Tuesday, March 10, 2015

Seattle Composers' Salon, 3/7/2014

"The Seattle Composers’ Salon fosters the development, performance and appreciation of new music by regional composers and performers. At bi-monthly, informal presentations, the Salon features finished works, previews, and works in progress."

This review is a couple of days late, but better late than never, as they say. There were four (five) composers who presented music (the reason for the ambiguous number will appear later).


Jeremiah Lawson

Jeremiah played two pieces, in C Major and C Minor, from a set of twenty-four preludes. These were beautiful, subtle guitar stylings, basically “classical” (or Baroque) but with ephemeral hints of jazz, flamenco, and Brazilian music.


Ann Cummings

With collaboators Jesse Stout and Ethan Subotta, Ann Cummings presented her “Three of a Kind” for banjo, string bass, and piano. Despite the instrumentation, there was no “bluegrass” in this music, but rather a minimalist/gamelan exploration of rhythmic ambiguities. These ambiguities were not necessarily audible to the listener (I heard mostly a steady pulsing drive), but the piece was a lot of fun nevertheless.


Clement Reid

In complete contrast to Anne’s piece, Clement presented this set of six short, amiable pieces for solo piano. Full of meandering tunes, hazy Impressionist harmonies, and occasional bits of random sound (usually from the piano strings), these were simple and unobtrusive on the surface but more deeply interesting the closer one listened. I was reminded of nothing so much as Mompou’s "Silent Music".

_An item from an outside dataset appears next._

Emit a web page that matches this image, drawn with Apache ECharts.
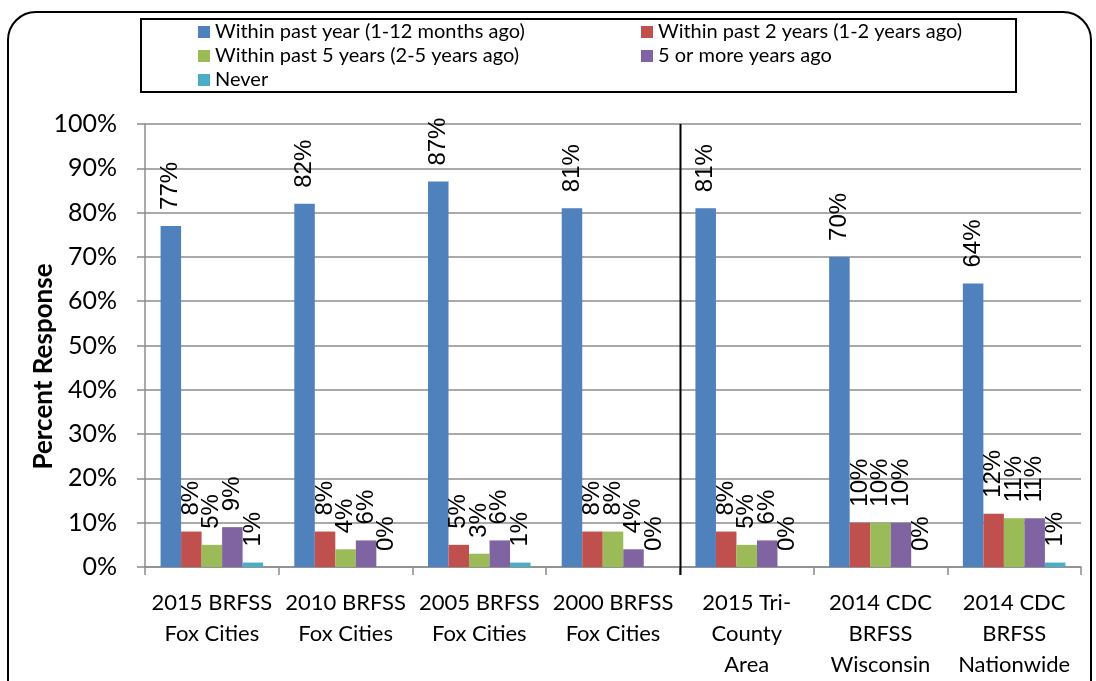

Nadya Kandrevis and Jeremy Shaskus

There’s that ambiguous number. This was a collaboration, the first part of a musical exploration of the supposed similarities between Hinduism and Judeo-Christianity. I don’t really buy the religious implications; historically at least, Judaism and Christianity are rejections of the world’s “traditional” animist/polytheistic religions (of which Hinduism is an offshoot, if a complex and highly categorized one). That said, there was much to recommend this music. The ‘cello began. Drones and open fifths led to more animated pizzicato passages; this introduced the piano (jazz chords led to an ornamented repeat of the ‘cello’s material). The ‘cello began again, this time introducing the soprano sax. I came to see the ‘cello as the creator, the instigator of all else that happened musically. None of it flowed or developed as conventional music does, yet there were beautiful sounds all around.